Est-ce pour cela que l’on voit des sportifs créer leur propre structure comme le Free Ski Project de Kevin Rolland, ou même la structure de Marion Bartoli en tennis ?Ces structures poussent à la professionnalisation. Elles responsabilisent le sportif. Pour autant, il ne faut pas se tromper quand on est athlète, le coeur du métier c’est d’être performant, donc il doit y avoir un système à la disposition de la performance. Il doit y avoir quelqu’un qui gère les finances, l’intendance, le matériel, car sinon cela devient trop compliqué pour l’athlète, contrairement à l’entrepreneur qui lui doit manager un projet et une équipe. Les deux ont besoin d’une équipe, mais les deux ne sont pas à la même position dans l’organigramme.
Quel regard portez-vous sur les entrepreneurs, sur l’écosystème ?
Je ne suis pas un fin connaisseur de cet écosystème, mais j’ai eu l’occasion de rencontrer le fondateur de Dailymotion et d’Happn, Didier Rappaport, et ce qui me frappe c’est l’approche des entrepreneurs du digital. Avoir une vision globale dès le départ et pouvoir changer de coeur de métier rapidement, c’est exceptionnel une telle agilité. Par exemple, Happn, le coeur de métier c’est de faire rencontrer les gens, mais l’actif principal de cette boite aujourd’hui, c’est la data. On a l’impression qu’il n’y a pas vraiment de limites et les modèles de Facebook ou Google nous prouvent la puissance des communautés.
Que diriez-vous à ceux qui hésitent ?
C’est parce que vous hésitez qu’il faut y aller. Dans ce monde, l’hésitation est une force, c’est ce qui vous garde en alerte. Si vous ne voulez pas prendre de risque, si vous avez peur, ne foncez pas, en revanche, ne vous plaigniez pas d’avoir une vie qui n’est pas excitante.

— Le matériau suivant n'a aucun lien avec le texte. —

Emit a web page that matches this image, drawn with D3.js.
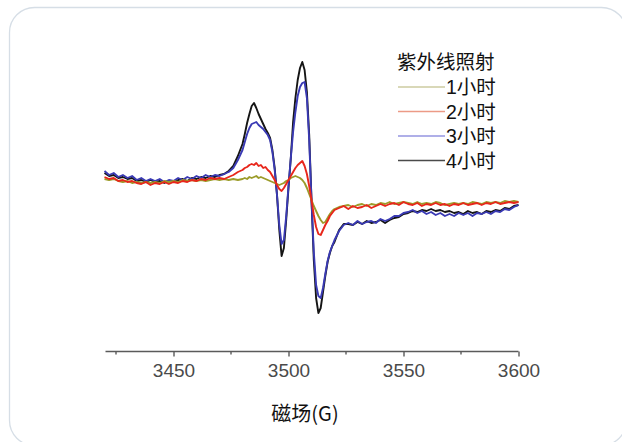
<!DOCTYPE html>
<html><head><meta charset="utf-8">
<script src="https://cdn.jsdelivr.net/npm/d3@7"></script>
<style>
html,body{margin:0;padding:0;background:#fff;}
svg{display:block;}
</style></head>
<body>
<svg id="chart" width="622" height="442"></svg>
<script>
// Magnetic field (G)
const fieldA = d3.range(3420, 3479, 2);
const fieldB = d3.range(3480, 3521, 1);
const fieldC = d3.range(3522, 3601, 2);
const field = fieldA.concat(fieldB, fieldC);

const xTicks = [3450, 3500, 3550, 3600];
const xMinorTicks = [3425, 3475, 3525, 3575];
const xTitle = "磁场(G)";
const legendTitle = "紫外线照射";
const seriesNames = ["1小时", "2小时", "3小时", "4小时"];

const s1h = [
  1,0,1,-1,-2,-1,-3,-2,-3,-2,-3,-2,-3,-1,-2,-1,-2,0,-1,0,-1,0,-1,0,1,0,1,0,1,0,
  1,2,1,3,2,3,4,2,3,2,1,0,-1,-2,-3,-4,-5,-4,-3,-1,0,2,3,4,3,2,0,-3,-8,-14,-20,-26,-31,-36,-40,-43,-42,-38,-34,-31,-29,
  -27,-26,-25,-27,-25,-24,-26,-24,-25,-23,-24,-22,-24,-23,-22,-23,-24,-22,-24,-23,-24,-22,-23,-25,-24,-23,-24,-23,-24,-22,-23,-24,-22,-23,-22,-23,-21,-22,-21,-22
];
const s2h = [
  3,1,2,-1,0,-2,-1,-3,-4,-2,-5,-3,-4,-2,-4,-2,-3,-1,-2,0,-1,1,0,2,1,2,1,3,5,8,
  10,12,13,15,16,15,17,14,15,12,13,10,8,4,0,-5,-9,-11,-8,-4,0,4,8,12,15,17,19,14,6,-6,-20,-35,-47,-54,-55,-50,-45,-41,-36,-33,-30,
  -28,-26,-29,-26,-28,-27,-25,-28,-26,-24,-26,-24,-23,-25,-22,-24,-25,-23,-26,-24,-25,-23,-25,-24,-26,-24,-25,-23,-25,-24,-23,-25,-23,-24,-22,-24,-23,-22,-23,-22
];
const s3h = [
  9,5,7,3,5,2,4,0,2,-1,1,-1,1,-2,0,-1,2,0,3,1,4,2,5,3,5,4,6,8,12,20,
  30,38,46,52,56,57,58,55,53,51,48,45,40,28,10,-15,-45,-64,-60,-36,-6,22,48,68,84,93,97,98,82,40,-20,-72,-105,-116,-118,-108,-94,-81,-72,-66,-60,
  -51,-45,-43,-45,-41,-44,-42,-41,-43,-39,-41,-39,-36,-36,-33,-32,-30,-33,-31,-34,-32,-35,-33,-36,-34,-36,-33,-35,-33,-36,-33,-34,-32,-34,-31,-32,-29,-30,-27,-25
];
const s4h = [
  7,4,5,2,3,1,2,-1,0,-2,0,-2,-1,-3,-1,-2,0,1,-1,2,1,3,2,4,3,5,6,9,14,24,
  36,46,57,66,74,77,72,66,61,56,51,47,42,30,12,-15,-50,-76,-68,-40,-8,22,58,82,100,112,118,110,88,45,-20,-80,-118,-133,-128,-112,-96,-82,-73,-66,-62,
  -50,-44,-44,-45,-42,-44,-41,-43,-42,-40,-43,-40,-38,-37,-34,-33,-31,-32,-30,-31,-29,-31,-30,-32,-31,-33,-32,-34,-31,-33,-32,-34,-31,-32,-30,-31,-28,-29,-26,-25
];

const seriesValues = [s1h, s2h, s3h, s4h];
const lineColors = ["#9c9c2a", "#e8261b", "#3a3ab4", "#151515"];
const legendColors = ["#cdcba0", "#ec9a86", "#9494e0", "#4a4a4a"];
const drawOrder = [3, 2, 0, 1];

const svg = d3.select("#chart");

// card
svg.append("rect")
  .attr("x", 9.5).attr("y", 7.5)
  .attr("width", 617).attr("height", 438)
  .attr("rx", 25).attr("ry", 25)
  .attr("fill", "#fff")
  .attr("stroke", "#d6dee6")
  .attr("stroke-width", 1.3);

const x = d3.scaleLinear().domain([3420, 3600]).range([104.5, 518.5]);
const y = d3.scaleLinear().domain([-150, 150]).range([330, 30]);

const line = d3.line()
  .x((d, i) => x(field[i]))
  .y(d => y(d));

const plot = svg.append("g");
drawOrder.forEach(k => {
  plot.append("path")
    .datum(seriesValues[k])
    .attr("d", line)
    .attr("fill", "none")
    .attr("stroke", lineColors[k])
    .attr("stroke-width", 1.9)
    .attr("stroke-linejoin", "round");
});

// x axis
const axisY = 351.5;
const gAxis = svg.append("g").attr("transform", `translate(0,${axisY})`);
gAxis.call(d3.axisBottom(x).tickValues(xTicks).tickSize(5).tickPadding(7).tickFormat(d3.format("d")));
gAxis.select(".domain").attr("stroke", "#5a5a5a").attr("stroke-width", 1.6)
  .attr("d", `M${x(3420)+1},0H${x(3600)}`);
gAxis.selectAll(".tick line").attr("stroke", "#5a5a5a").attr("stroke-width", 1.4);
gAxis.selectAll(".tick text")
  .attr("fill", "#4a4a4a")
  .style("font-family", "Liberation Sans, Arial, sans-serif")
  .style("font-size", "19px");
gAxis.selectAll(".minor")
  .data(xMinorTicks)
  .enter().append("line")
  .attr("x1", d => x(d)).attr("x2", d => x(d))
  .attr("y1", 0).attr("y2", 3)
  .attr("stroke", "#5a5a5a").attr("stroke-width", 1.4);

svg.append("text")
  .attr("x", 305).attr("y", 412)
  .attr("text-anchor", "middle")
  .attr("dominant-baseline", "central")
  .style("font-family", "Noto Sans CJK SC, sans-serif")
  .style("font-size", "20px")
  .attr("fill", "#111")
  .text(xTitle);

// legend (Latin primary font keeps line boxes compact; CJK glyphs fall back)
const legendFont = "'Liberation Sans', 'Noto Sans CJK SC', sans-serif";
const lg = svg.append("g");
lg.append("text")
  .attr("x", 397).attr("y", 62)
  .attr("dominant-baseline", "central")
  .style("font-family", legendFont)
  .style("font-size", "19.5px")
  .attr("fill", "#111")
  .text(legendTitle);
seriesNames.forEach((name, i) => {
  const yy = 87 + i * 24.5;
  lg.append("line")
    .attr("x1", 398).attr("x2", 445)
    .attr("y1", yy).attr("y2", yy)
    .attr("stroke", legendColors[i]).attr("stroke-width", 1.6);
  lg.append("text")
    .attr("x", 446).attr("y", yy)
    .attr("dominant-baseline", "central")
    .style("font-family", legendFont)
    .style("font-size", "19.5px")
    .attr("fill", "#111")
    .text(name);
});
</script>
</body></html>
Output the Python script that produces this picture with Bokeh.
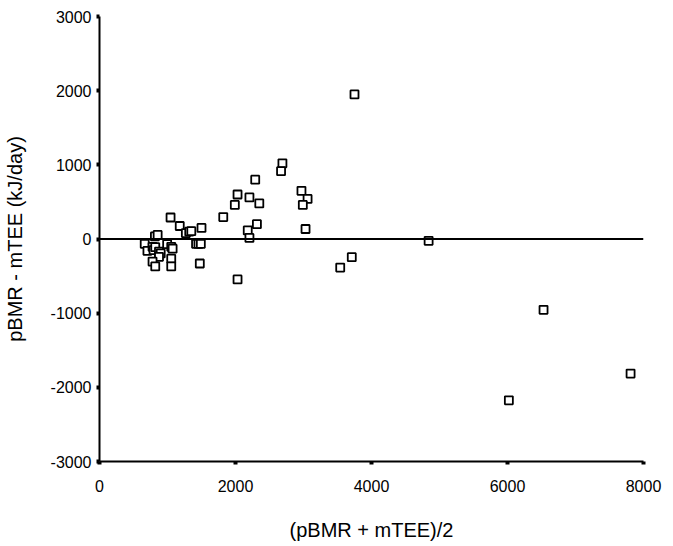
from bokeh.plotting import figure
from bokeh.models import Range1d, Span, FixedTicker, CustomJSTickFormatter
from bokeh.embed import file_html
from bokeh.resources import INLINE

mean_vals = [3750, 2970, 3060, 2990, 3030, 3710, 3540, 4840, 6530, 7810, 6020,
             2690, 2670, 2290, 2030, 2205, 1990, 2350, 1820, 2315, 2180, 2205, 2030,
             1045, 1180, 1500, 1270, 1320, 1350, 815, 855,
             665, 705, 780, 795, 820, 875, 900, 875, 780, 820,
             995, 1055, 1075, 1055, 1055, 1420, 1455, 1490, 1475]
diff_vals = [1950, 650, 540, 460, 135, -245, -385, -25, -955, -1815, -2175,
             1020, 915, 800, 600, 560, 460, 480, 295, 200, 115, 15, -545,
             290, 175, 150, 80, 100, 105, 35, 55,
             -65, -160, -105, -150, -110, -170, -195, -240, -305, -370,
             -70, -105, -130, -265, -370, -65, -65, -65, -330]
x_ticks = [0, 2000, 4000, 6000, 8000]
y_ticks = [-3000, -2000, -1000, 0, 1000, 2000, 3000]

FONT = "Liberation Sans"

p = figure(width=665, height=544, output_backend="svg", toolbar_location=None,
           x_range=Range1d(0, 8000), y_range=Range1d(-3000, 3000),
           min_border_left=97, min_border_right=22, min_border_top=16, min_border_bottom=83)
p.outline_line_color = None
p.grid.visible = False

for ax in (p.xaxis[0], p.yaxis[0]):
    ax.axis_line_color = "black"
    ax.axis_line_width = 2
    ax.major_tick_line_color = "black"
    ax.major_tick_line_width = 4
    ax.major_tick_in = 0
    ax.major_tick_out = 3
    ax.minor_tick_line_color = None
    ax.major_label_text_font = FONT
    ax.major_label_text_font_size = "16px"
    ax.major_label_text_color = "black"
    ax.axis_label_text_font = FONT
    ax.axis_label_text_font_size = "20px"
    ax.axis_label_text_font_style = "normal"
    ax.axis_label_text_color = "black"
    ax.formatter = CustomJSTickFormatter(code="return tick.toFixed(0);")

p.xaxis[0].ticker = FixedTicker(ticks=x_ticks)
p.yaxis[0].ticker = FixedTicker(ticks=y_ticks)
p.xaxis[0].axis_label = "(pBMR + mTEE)/2"
p.yaxis[0].axis_label = "pBMR - mTEE (kJ/day)"
p.xaxis[0].major_label_standoff = 15
p.xaxis[0].axis_label_standoff = 24
p.yaxis[0].major_label_standoff = 5
p.yaxis[0].axis_label_standoff = 22

p.add_layout(Span(location=0, dimension="width", line_color="black", line_width=2))

p.scatter(mean_vals, diff_vals, marker="square", size=8, fill_color="white",
          line_color="black", line_width=1.8)

open("out.html", "w").write(file_html(p, INLINE))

Le doute m’a toujours fait avancer. Là où il y a un doute, il y a un vide à combler et il faut aller chercher les réponses. D’ailleurs, les gens les plus chiants dans la vie sont ceux qui croient avoir réponse à tout, ça enlève toute la surprise, tout le piment à la vie. On parlait d’adrénaline plus tôt, il y a plusieurs niveaux. Quand je fais une conférence, j’ai le risque de ne pas être aimé, mais je n’en meurs pas. Alors que ceux qui frôlent une falaise en Wingsuit …
Vous n’aviez pas de casques pour faire ces figures sans casques…
Non et alors (rires). Vous savez à notre époque on ne mettait pas de casque. C’est une fois que les saut périlleux sont arrivés dans notre sport qu’on a mis des casques. Et si à l’époque, quelqu’un arrivait avec un casque il était mal vu, c‘était une marque de faiblesse. À notre époque, même en look, c’était ridicule le casque, ils étaient moches. Mais les règles de sécurité ont considérablement évolué et c’est presque devenu la norme… bon, moi je skie toujours sans casque, mais j’en ai un dans le garage pour faire bien.